==== SOURCE DATA ====

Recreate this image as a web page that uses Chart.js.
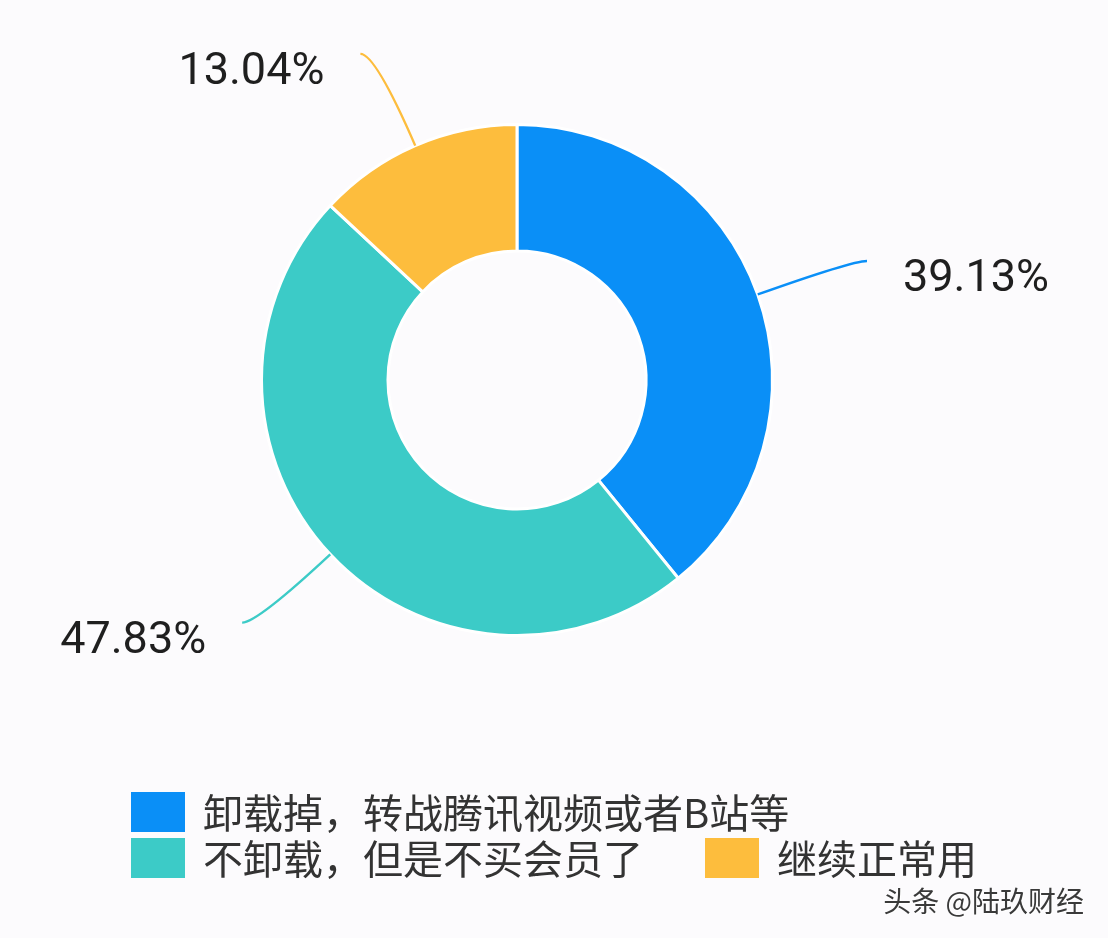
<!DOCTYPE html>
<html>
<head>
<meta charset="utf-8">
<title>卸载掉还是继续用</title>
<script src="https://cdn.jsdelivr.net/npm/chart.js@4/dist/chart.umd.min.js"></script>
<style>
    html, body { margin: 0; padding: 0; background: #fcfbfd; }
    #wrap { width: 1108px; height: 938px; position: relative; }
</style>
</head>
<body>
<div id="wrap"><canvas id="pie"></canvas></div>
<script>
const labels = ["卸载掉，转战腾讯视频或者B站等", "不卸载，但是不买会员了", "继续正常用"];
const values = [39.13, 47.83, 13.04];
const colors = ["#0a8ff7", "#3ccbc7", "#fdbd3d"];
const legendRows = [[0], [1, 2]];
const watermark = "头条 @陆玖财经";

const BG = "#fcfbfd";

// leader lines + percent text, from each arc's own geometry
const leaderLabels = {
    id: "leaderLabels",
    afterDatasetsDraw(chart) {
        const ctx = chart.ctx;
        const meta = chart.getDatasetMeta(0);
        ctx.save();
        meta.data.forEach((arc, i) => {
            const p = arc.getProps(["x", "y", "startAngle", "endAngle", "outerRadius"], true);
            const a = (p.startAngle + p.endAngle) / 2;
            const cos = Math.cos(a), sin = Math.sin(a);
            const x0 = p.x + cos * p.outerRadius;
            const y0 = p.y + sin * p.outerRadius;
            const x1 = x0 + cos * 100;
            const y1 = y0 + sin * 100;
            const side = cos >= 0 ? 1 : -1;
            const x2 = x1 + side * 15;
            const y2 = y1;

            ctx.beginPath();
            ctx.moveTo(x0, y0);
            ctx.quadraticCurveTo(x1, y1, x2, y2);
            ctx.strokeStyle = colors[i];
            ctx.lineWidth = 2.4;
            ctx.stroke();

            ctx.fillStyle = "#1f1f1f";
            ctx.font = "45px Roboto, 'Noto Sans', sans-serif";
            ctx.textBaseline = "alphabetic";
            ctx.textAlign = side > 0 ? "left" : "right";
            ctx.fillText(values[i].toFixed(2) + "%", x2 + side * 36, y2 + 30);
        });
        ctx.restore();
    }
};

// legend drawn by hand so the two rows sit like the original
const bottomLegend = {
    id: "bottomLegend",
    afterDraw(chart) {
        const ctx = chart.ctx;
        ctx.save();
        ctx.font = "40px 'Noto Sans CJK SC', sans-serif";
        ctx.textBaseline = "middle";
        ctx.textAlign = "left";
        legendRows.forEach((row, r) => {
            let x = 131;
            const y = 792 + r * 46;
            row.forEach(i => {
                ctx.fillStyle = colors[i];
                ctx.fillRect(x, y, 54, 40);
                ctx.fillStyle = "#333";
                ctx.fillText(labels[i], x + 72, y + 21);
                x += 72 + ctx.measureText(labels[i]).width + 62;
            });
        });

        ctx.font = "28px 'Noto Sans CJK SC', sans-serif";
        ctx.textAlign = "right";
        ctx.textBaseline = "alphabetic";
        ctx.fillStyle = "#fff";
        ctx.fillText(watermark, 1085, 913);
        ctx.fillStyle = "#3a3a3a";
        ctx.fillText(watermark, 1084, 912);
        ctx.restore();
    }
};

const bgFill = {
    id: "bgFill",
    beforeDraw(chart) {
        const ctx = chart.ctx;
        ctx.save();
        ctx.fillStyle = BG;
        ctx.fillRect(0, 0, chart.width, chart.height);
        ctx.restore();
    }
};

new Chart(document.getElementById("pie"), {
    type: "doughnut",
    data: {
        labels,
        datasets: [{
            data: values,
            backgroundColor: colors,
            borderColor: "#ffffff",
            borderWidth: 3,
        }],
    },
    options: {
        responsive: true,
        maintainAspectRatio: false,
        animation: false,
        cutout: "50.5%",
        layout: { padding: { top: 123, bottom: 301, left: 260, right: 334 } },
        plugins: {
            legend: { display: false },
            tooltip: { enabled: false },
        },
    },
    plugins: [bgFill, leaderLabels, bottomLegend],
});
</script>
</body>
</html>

====

GIVEN REQUEST
Omit the pictures, then output the rest of the listing exactly.

RESULT
Recreate this image as a web page that uses Chart.js.
<!DOCTYPE html>
<html>
<head>
<meta charset="utf-8">
<title>卸载掉还是继续用</title>
<script src="https://cdn.jsdelivr.net/npm/chart.js@4/dist/chart.umd.min.js"></script>
<style>
    html, body { margin: 0; padding: 0; background: #fcfbfd; }
    #wrap { width: 1108px; height: 938px; position: relative; }
</style>
</head>
<body>
<div id="wrap"><canvas id="pie"></canvas></div>
<script>
const labels = ["卸载掉，转战腾讯视频或者B站等", "不卸载，但是不买会员了", "继续正常用"];
const values = [39.13, 47.83, 13.04];
const colors = ["#0a8ff7", "#3ccbc7", "#fdbd3d"];
const legendRows = [[0], [1, 2]];
const watermark = "头条 @陆玖财经";

const BG = "#fcfbfd";

// leader lines + percent text, from each arc's own geometry
const leaderLabels = {
    id: "leaderLabels",
    afterDatasetsDraw(chart) {
        const ctx = chart.ctx;
        const meta = chart.getDatasetMeta(0);
        ctx.save();
        meta.data.forEach((arc, i) => {
            const p = arc.getProps(["x", "y", "startAngle", "endAngle", "outerRadius"], true);
            const a = (p.startAngle + p.endAngle) / 2;
            const cos = Math.cos(a), sin = Math.sin(a);
            const x0 = p.x + cos * p.outerRadius;
            const y0 = p.y + sin * p.outerRadius;
            const x1 = x0 + cos * 100;
            const y1 = y0 + sin * 100;
            const side = cos >= 0 ? 1 : -1;
            const x2 = x1 + side * 15;
            const y2 = y1;

            ctx.beginPath();
            ctx.moveTo(x0, y0);
            ctx.quadraticCurveTo(x1, y1, x2, y2);
            ctx.strokeStyle = colors[i];
            ctx.lineWidth = 2.4;
            ctx.stroke();

            ctx.fillStyle = "#1f1f1f";
            ctx.font = "45px Roboto, 'Noto Sans', sans-serif";
            ctx.textBaseline = "alphabetic";
            ctx.textAlign = side > 0 ? "left" : "right";
            ctx.fillText(values[i].toFixed(2) + "%", x2 + side * 36, y2 + 30);
        });
        ctx.restore();
    }
};

// legend drawn by hand so the two rows sit like the original
const bottomLegend = {
    id: "bottomLegend",
    afterDraw(chart) {
        const ctx = chart.ctx;
        ctx.save();
        ctx.font = "40px 'Noto Sans CJK SC', sans-serif";
        ctx.textBaseline = "middle";
        ctx.textAlign = "left";
        legendRows.forEach((row, r) => {
            let x = 131;
            const y = 792 + r * 46;
            row.forEach(i => {
                ctx.fillStyle = colors[i];
                ctx.fillRect(x, y, 54, 40);
                ctx.fillStyle = "#333";
                ctx.fillText(labels[i], x + 72, y + 21);
                x += 72 + ctx.measureText(labels[i]).width + 62;
            });
        });

        ctx.font = "28px 'Noto Sans CJK SC', sans-serif";
        ctx.textAlign = "right";
        ctx.textBaseline = "alphabetic";
        ctx.fillStyle = "#fff";
        ctx.fillText(watermark, 1085, 913);
        ctx.fillStyle = "#3a3a3a";
        ctx.fillText(watermark, 1084, 912);
        ctx.restore();
    }
};

const bgFill = {
    id: "bgFill",
    beforeDraw(chart) {
        const ctx = chart.ctx;
        ctx.save();
        ctx.fillStyle = BG;
        ctx.fillRect(0, 0, chart.width, chart.height);
        ctx.restore();
    }
};

new Chart(document.getElementById("pie"), {
    type: "doughnut",
    data: {
        labels,
        datasets: [{
            data: values,
            backgroundColor: colors,
            borderColor: "#ffffff",
            borderWidth: 3,
        }],
    },
    options: {
        responsive: true,
        maintainAspectRatio: false,
        animation: false,
        cutout: "50.5%",
        layout: { padding: { top: 123, bottom: 301, left: 260, right: 334 } },
        plugins: {
            legend: { display: false },
            tooltip: { enabled: false },
        },
    },
    plugins: [bgFill, leaderLabels, bottomLegend],
});
</script>
</body>
</html>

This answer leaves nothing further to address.